Director of the Domestic Policy Council
- In office June 20, 1985 – March 30, 1987
- President: Ronald Reagan
- Preceded by: Stuart E. Eizenstat (1981)
- Succeeded by: Ken Cribb

Personal details
- Born: October 10, 1933 (age 92) Waco, Texas, U.S.
- Education: Texas A&M University (BBA) University of California, Los Angeles (MBA) University of Southern California (DPA)

= Ralph Bledsoe =

American academic administrator, businessman, and political advisor

Ralph C. Bledsoe (born October 10, 1933) is an American academic administrator, businessman, and political advisor who served as assistant to President Ronald Reagan and director of the United States Domestic Policy Council from 1985 to 1987.

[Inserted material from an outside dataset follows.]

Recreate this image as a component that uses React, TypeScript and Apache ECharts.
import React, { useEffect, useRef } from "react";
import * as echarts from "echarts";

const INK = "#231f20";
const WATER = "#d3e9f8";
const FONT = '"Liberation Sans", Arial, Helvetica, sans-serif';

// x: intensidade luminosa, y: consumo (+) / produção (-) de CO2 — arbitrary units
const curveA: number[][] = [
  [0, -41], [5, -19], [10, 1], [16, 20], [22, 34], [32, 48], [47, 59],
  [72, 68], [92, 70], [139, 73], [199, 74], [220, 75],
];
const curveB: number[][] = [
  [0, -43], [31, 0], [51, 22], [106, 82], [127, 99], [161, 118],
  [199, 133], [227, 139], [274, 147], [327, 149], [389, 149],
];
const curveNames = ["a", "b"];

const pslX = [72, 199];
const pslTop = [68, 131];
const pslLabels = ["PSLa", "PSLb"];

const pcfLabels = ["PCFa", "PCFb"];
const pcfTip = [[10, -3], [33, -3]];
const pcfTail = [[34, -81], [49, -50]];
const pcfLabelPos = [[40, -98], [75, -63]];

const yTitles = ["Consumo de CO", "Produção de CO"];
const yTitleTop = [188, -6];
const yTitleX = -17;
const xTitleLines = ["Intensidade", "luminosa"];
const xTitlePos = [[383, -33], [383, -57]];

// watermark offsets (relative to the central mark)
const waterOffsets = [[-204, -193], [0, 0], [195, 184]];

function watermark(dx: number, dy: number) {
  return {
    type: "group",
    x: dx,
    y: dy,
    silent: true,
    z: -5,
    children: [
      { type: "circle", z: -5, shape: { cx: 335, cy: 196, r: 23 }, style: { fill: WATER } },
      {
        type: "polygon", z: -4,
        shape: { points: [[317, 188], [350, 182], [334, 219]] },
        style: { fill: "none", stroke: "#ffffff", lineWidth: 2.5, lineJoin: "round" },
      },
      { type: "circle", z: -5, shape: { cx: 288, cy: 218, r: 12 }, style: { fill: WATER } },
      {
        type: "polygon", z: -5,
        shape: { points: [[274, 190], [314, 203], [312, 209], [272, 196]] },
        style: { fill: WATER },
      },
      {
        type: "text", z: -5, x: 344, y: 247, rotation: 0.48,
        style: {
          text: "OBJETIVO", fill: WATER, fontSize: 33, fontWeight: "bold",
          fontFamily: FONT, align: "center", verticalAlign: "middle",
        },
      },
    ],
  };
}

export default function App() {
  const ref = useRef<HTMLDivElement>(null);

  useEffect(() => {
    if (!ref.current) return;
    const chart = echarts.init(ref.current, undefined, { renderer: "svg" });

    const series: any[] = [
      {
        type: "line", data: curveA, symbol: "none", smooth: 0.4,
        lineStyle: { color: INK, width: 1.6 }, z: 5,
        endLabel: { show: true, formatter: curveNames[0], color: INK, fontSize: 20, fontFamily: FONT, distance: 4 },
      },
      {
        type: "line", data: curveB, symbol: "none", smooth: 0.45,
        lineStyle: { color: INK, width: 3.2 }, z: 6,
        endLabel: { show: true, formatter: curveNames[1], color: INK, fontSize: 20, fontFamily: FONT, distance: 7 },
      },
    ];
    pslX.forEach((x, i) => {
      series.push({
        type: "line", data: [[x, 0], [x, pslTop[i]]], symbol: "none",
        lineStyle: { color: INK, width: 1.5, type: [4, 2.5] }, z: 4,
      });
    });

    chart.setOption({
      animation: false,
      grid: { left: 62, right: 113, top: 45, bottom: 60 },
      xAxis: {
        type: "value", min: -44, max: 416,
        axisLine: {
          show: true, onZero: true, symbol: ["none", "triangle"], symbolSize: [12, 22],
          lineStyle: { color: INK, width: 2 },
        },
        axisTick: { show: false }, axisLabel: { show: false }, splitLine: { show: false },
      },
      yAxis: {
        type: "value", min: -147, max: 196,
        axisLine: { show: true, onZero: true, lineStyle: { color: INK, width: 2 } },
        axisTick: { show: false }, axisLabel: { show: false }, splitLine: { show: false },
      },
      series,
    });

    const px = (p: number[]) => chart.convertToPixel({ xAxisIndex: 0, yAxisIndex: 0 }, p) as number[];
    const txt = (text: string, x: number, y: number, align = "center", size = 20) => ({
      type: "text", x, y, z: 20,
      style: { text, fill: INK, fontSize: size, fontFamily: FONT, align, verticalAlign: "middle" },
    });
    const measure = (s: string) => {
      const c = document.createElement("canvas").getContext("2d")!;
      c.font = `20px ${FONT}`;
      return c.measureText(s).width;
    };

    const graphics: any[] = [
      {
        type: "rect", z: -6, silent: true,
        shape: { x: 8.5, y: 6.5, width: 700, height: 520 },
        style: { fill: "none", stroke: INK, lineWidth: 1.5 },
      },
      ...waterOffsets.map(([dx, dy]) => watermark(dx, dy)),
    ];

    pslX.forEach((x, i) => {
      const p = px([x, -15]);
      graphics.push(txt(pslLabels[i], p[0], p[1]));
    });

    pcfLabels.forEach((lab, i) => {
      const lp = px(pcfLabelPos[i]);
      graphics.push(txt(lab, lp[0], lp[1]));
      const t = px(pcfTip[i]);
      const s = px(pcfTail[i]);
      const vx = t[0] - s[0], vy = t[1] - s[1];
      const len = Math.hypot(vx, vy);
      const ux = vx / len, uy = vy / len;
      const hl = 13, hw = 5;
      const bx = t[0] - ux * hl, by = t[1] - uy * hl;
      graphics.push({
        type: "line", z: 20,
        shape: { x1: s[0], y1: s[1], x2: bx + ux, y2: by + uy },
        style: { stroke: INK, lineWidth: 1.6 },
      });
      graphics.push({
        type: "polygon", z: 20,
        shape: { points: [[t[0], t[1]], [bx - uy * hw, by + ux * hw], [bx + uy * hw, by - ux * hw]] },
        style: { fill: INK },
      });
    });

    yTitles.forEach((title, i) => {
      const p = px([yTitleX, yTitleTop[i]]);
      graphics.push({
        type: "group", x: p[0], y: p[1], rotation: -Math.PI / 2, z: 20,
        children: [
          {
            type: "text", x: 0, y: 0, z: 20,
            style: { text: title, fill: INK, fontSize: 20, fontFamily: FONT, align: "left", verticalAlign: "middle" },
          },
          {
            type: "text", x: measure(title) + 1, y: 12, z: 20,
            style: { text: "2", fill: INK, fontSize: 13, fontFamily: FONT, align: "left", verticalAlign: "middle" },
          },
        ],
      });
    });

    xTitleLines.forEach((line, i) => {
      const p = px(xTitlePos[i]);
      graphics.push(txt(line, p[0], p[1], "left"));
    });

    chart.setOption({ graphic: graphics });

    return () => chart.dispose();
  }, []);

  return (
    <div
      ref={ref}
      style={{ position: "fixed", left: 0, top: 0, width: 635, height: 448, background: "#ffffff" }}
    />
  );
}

== Early life and education ==
A native of Waco, Texas, Bledsoe earned a Bachelor of Business Administration degree from Texas A&M University, a Master of Business Administration from the University of California, Los Angeles, and a Doctor of Public Administration from the University of Southern California.

== Career ==
From 1958 to 1971, Bledsoe worked for the System Development Corporation. He worked as a faculty member of the Federal Executive Institute and director of the Emergency Management Institute. In 1981, Bledsoe joined the Office of Policy Development and later served as the associate director of the Office of Planning and Evaluation in the White House Office. In 1982, he was appointed special assistant to the president and executive secretary for the Council on Management and Administration. From 1982 to 1985, he served as associate director of the Office of Policy Development for Management and Administration. In 1984 and 1985, he was the executive director of the Federal Property Review Board. From 1985 to 1987, he served as assistant to President Ronald Reagan and director of the United States Domestic Policy Council.

In 1988, Bledsoe was selected as the director of the Ronald Reagan Presidential Library and Museum. He also worked as an administrator at the University of Southern California.

Bledsoe is a Fellow of the National Academy of Public Administration (United States).